Quisiera concluir subrayando que, sobre todo en Lucas, pero también en los demás evangelios, la Buena Noticia, liberadora, para los pobres es un punto fundamental del mensaje de Jesús, unido íntimamente a la denuncia de los ricos y de la riqueza injusta (así la denomina en Lc 16,9), causantes del sufrimiento innecesario, injusto e inhumano, de las mayorías empobrecidas de su tiempo —y de todos los tiempos—. Pues en un mundo tan dominado por la injusticia, como lo era el suyo —y mucho más lo es el nuestro— no basta con dar limosna al pobre. Hay que denunciar también la injusticia que provoca tanta marginación y denunciar, para poder cambiarlas, las estructuras económicas injustas —y a los que se aprovechan de ellas— para poder mostrar así que “otro mundo (¡un mundo justo!) es posible y necesario”.

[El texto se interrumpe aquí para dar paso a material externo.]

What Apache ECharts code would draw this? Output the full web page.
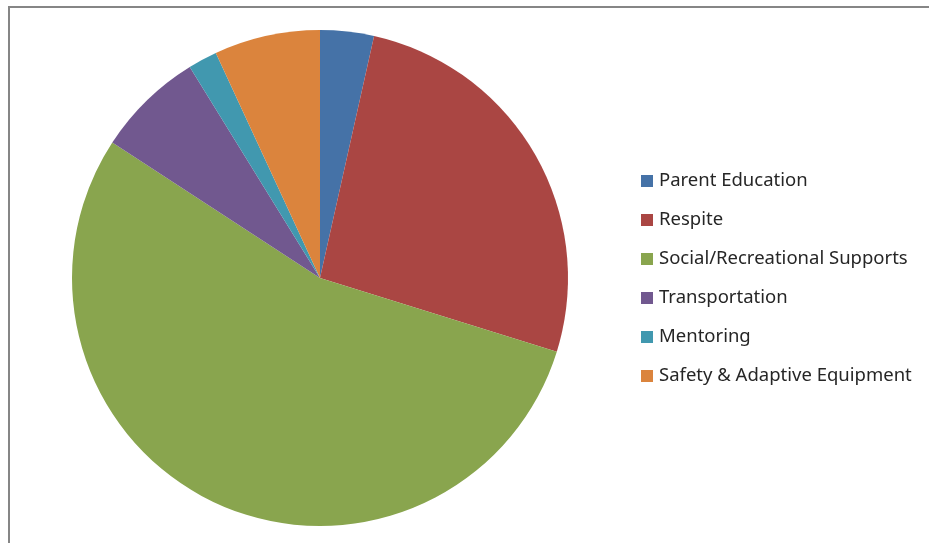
<!DOCTYPE html>
<head>
    <meta charset="utf-8">
    <title>Supports</title>
</head>
<body style="margin:0;background:#fff">
    <div id="main" style="width:929px;height:543px"></div>
    <script src="https://cdn.jsdelivr.net/npm/echarts@6/dist/echarts.min.js"></script>
    <script type="text/javascript">
        // 数据
        var categories = ['Parent Education', 'Respite', 'Social/Recreational Supports',
            'Transportation', 'Mentoring', 'Safety & Adaptive Equipment'];
        var values = [3.5, 26.3, 54.4, 7.0, 1.9, 6.9];
        var colors = ['#4572A7', '#AA4643', '#89A54E', '#71588F', '#4198AF', '#DB843D'];

        var myChart = echarts.init(document.getElementById('main'));

        var pieData = categories.map(function (name, i) {
            return { name: name, value: values[i] };
        });

        var option = {
            animation: false,
            color: colors,
            graphic: [{
                type: 'rect',
                shape: { x: 9, y: 7, width: 1000, height: 600 },
                style: { fill: 'none', stroke: '#868686', lineWidth: 2 },
                silent: true
            }],
            legend: {
                orient: 'vertical',
                left: 641,
                top: 170,
                padding: 0,
                itemWidth: 12,
                itemHeight: 12,
                itemGap: 17,
                icon: 'rect',
                textStyle: {
                    fontFamily: 'Noto Sans',
                    fontSize: 18.5,
                    lineHeight: 22,
                    color: '#262626',
                    padding: [0, 0, 0, 1]
                },
                data: categories
            },
            series: [{
                type: 'pie',
                center: [320, 278],
                radius: 248,
                startAngle: 90,
                clockwise: true,
                label: { show: false },
                labelLine: { show: false },
                emphasis: { disabled: true },
                itemStyle: { borderWidth: 0 },
                data: pieData
            }]
        };

        myChart.setOption(option);
    </script>
</body>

Desgraciadamente, hoy sigue siendo actual la frase de Mons. Helder Cámara: “Si doy de comer a los pobres, me llaman santo. Pero si pregunto por qué los pobres no tienen nada para comer, me llaman comunista”. Según los evangelios, Jesús ciertamente no solo hubiera dado de comer a los pobres, compartiendo lo poco que él tenía. Y hubiera enseñado a compartir.    También habría denunciado a los banqueros con sus especulaciones financieras y su mal uso del dinero del que disponen.

Y a los políticos por su corrupción y por haber hecho —o no haber cambiado— unas leyes que facilitan los desahucios y el empobrecimiento de las mayorías empobrecidas en nuestro país y en el mundo entero. No hubiera estado de acuerdo con un sistema económico que está provocando, escandalosamente, que los ricos sean cada vez más ricos y los pobres más pobres, pues es lo más opuesto al espíritu y a la enseñanza de Jesús que nos ha quedado recogida en los evangelios.